====== GIVEN DATA

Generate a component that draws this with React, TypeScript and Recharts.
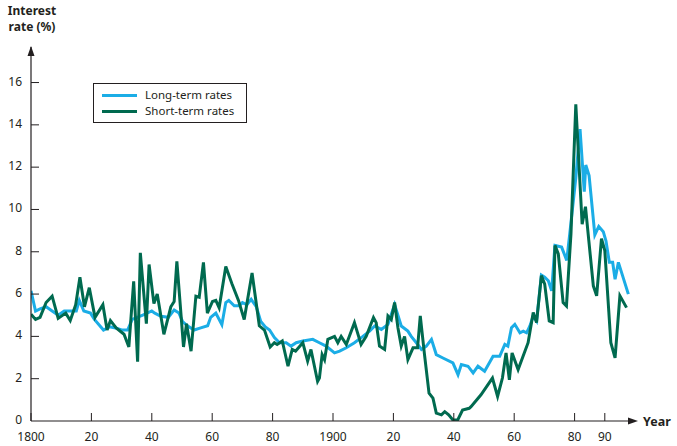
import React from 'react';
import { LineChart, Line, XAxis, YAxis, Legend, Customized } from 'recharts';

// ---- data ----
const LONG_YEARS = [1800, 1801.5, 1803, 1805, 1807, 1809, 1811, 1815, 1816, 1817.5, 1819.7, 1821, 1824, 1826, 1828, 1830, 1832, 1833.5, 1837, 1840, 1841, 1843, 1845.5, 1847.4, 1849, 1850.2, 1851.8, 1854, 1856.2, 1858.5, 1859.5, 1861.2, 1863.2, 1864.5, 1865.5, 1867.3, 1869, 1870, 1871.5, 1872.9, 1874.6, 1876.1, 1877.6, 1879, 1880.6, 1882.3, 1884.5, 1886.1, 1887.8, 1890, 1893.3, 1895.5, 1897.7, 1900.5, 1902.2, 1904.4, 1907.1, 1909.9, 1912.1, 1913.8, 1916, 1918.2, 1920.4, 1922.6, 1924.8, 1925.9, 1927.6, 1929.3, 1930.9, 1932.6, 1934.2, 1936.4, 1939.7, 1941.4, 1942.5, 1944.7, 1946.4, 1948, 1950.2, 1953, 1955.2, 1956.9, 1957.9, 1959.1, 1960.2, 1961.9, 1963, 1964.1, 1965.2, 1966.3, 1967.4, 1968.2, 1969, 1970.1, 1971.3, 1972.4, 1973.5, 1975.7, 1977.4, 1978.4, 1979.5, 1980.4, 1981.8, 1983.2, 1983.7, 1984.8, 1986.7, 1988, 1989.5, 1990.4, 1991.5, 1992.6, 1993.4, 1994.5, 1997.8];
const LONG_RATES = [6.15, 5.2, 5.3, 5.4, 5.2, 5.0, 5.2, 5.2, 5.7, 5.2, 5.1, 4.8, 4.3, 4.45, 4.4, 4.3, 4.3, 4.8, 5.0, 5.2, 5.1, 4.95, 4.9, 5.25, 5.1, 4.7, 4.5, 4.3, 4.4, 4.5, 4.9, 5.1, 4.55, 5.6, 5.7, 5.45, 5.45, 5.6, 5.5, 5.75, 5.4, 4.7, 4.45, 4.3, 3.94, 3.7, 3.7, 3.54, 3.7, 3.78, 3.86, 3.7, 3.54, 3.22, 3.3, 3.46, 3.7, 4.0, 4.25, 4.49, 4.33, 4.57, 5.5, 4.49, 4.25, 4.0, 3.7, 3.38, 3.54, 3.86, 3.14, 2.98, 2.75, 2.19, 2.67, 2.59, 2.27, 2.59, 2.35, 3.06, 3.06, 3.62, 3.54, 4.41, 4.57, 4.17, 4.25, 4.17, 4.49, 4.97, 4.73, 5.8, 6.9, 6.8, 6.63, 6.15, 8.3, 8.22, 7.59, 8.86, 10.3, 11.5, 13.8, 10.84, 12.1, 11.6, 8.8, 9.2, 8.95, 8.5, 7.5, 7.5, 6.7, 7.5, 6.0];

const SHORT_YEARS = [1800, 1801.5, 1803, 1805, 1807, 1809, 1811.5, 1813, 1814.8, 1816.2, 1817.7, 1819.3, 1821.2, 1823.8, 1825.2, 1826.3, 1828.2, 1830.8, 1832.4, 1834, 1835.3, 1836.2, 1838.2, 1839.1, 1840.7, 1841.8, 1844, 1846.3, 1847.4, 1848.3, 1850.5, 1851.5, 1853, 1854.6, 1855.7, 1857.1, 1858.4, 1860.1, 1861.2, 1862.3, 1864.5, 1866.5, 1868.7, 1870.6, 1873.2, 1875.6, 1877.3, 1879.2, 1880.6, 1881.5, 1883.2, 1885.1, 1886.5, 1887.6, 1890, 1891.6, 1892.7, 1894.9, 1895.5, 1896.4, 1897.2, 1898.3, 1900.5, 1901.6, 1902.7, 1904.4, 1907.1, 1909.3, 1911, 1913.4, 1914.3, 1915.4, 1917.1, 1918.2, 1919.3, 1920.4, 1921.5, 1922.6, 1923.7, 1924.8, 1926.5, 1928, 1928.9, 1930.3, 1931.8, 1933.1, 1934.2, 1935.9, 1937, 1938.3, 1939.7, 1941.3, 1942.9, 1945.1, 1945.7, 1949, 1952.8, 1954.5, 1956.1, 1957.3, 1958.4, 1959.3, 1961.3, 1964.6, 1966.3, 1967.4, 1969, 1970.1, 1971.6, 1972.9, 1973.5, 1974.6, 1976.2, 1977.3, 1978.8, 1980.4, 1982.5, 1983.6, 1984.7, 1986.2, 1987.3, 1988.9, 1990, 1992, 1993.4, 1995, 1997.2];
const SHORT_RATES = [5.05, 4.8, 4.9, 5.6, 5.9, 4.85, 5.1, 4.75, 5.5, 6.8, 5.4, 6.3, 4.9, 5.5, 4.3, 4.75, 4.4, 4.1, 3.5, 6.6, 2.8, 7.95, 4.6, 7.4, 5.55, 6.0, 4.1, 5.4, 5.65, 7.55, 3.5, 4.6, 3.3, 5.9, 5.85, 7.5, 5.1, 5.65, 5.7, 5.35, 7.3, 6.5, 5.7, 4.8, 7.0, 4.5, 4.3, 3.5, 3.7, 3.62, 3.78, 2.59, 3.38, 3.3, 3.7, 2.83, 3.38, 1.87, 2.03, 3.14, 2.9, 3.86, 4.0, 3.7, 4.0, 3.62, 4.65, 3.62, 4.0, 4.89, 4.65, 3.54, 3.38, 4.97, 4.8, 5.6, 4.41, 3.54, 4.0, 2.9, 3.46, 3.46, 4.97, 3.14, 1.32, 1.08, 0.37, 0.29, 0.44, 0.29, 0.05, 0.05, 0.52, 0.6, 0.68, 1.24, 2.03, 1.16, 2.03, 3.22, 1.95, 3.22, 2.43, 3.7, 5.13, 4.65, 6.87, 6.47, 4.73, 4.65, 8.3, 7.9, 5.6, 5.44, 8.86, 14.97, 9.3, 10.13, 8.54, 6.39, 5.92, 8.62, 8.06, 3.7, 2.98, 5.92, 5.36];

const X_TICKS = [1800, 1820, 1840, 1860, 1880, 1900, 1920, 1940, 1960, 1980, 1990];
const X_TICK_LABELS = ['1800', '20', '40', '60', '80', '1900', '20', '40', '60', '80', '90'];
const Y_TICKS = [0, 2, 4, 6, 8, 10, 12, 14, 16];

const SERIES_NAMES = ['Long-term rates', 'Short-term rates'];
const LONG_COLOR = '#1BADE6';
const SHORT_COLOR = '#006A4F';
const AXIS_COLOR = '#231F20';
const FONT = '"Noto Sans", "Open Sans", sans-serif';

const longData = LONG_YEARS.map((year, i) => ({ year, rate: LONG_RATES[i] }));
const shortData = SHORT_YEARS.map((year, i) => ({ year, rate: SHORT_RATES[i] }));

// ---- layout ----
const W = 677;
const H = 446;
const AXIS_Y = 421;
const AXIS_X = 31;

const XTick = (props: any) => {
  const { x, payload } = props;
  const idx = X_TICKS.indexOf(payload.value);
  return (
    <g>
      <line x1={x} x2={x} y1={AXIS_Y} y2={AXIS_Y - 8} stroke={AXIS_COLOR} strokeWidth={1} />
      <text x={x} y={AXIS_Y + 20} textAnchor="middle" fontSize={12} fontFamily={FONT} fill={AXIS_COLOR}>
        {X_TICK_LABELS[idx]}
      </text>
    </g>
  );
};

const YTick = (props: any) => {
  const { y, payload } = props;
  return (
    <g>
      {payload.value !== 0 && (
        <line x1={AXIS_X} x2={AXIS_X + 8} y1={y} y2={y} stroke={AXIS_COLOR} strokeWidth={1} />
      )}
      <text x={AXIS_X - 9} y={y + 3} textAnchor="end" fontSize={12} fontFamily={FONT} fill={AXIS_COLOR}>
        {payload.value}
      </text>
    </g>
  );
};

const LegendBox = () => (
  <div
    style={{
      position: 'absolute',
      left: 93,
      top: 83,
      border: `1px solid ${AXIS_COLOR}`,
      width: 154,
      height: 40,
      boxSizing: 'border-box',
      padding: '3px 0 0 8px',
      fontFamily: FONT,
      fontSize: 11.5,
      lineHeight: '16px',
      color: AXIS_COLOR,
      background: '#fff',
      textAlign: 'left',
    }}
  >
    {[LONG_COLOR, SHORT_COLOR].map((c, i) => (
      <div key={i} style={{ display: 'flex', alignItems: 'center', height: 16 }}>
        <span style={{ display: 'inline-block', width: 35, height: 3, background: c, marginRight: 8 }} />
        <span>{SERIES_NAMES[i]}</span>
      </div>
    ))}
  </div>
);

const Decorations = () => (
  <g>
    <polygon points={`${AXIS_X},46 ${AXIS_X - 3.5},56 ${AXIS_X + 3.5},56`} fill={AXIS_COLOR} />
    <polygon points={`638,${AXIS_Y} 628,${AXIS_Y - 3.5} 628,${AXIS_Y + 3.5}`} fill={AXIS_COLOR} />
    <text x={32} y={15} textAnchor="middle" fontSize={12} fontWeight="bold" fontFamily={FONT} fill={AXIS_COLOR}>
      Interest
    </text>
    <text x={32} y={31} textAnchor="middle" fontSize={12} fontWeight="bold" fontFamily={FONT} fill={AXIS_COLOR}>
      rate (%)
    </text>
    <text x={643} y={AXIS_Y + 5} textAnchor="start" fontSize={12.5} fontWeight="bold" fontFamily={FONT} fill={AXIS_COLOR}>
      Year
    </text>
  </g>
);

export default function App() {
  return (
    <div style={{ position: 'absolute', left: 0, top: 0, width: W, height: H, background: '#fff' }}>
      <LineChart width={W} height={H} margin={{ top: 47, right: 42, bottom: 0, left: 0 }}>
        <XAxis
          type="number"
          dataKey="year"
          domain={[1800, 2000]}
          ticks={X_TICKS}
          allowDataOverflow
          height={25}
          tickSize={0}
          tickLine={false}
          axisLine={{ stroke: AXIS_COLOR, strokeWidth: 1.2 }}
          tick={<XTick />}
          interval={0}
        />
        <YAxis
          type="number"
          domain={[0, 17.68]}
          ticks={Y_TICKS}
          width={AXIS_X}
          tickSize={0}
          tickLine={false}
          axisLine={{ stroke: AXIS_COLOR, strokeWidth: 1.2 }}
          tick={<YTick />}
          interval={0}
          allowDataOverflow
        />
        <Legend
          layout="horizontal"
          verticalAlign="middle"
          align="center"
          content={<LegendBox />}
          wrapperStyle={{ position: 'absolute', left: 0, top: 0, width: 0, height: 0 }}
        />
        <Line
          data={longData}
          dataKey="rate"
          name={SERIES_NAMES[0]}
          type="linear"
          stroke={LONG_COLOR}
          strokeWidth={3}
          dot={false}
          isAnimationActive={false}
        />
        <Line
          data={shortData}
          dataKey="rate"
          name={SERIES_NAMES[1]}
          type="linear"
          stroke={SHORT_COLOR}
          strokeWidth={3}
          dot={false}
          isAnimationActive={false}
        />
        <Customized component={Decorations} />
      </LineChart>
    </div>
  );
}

============

## YOUR INSTRUCTIONS
Leave out the pictures and repeat exactly the lines from the start of the material through the line that contains "YAxis, Legend, Customized", both included.

## RESULT OF THIS EXERCISE
Generate a component that draws this with React, TypeScript and Recharts.
import React from 'react';
import { LineChart, Line, XAxis, YAxis, Legend, Customized } from 'recharts';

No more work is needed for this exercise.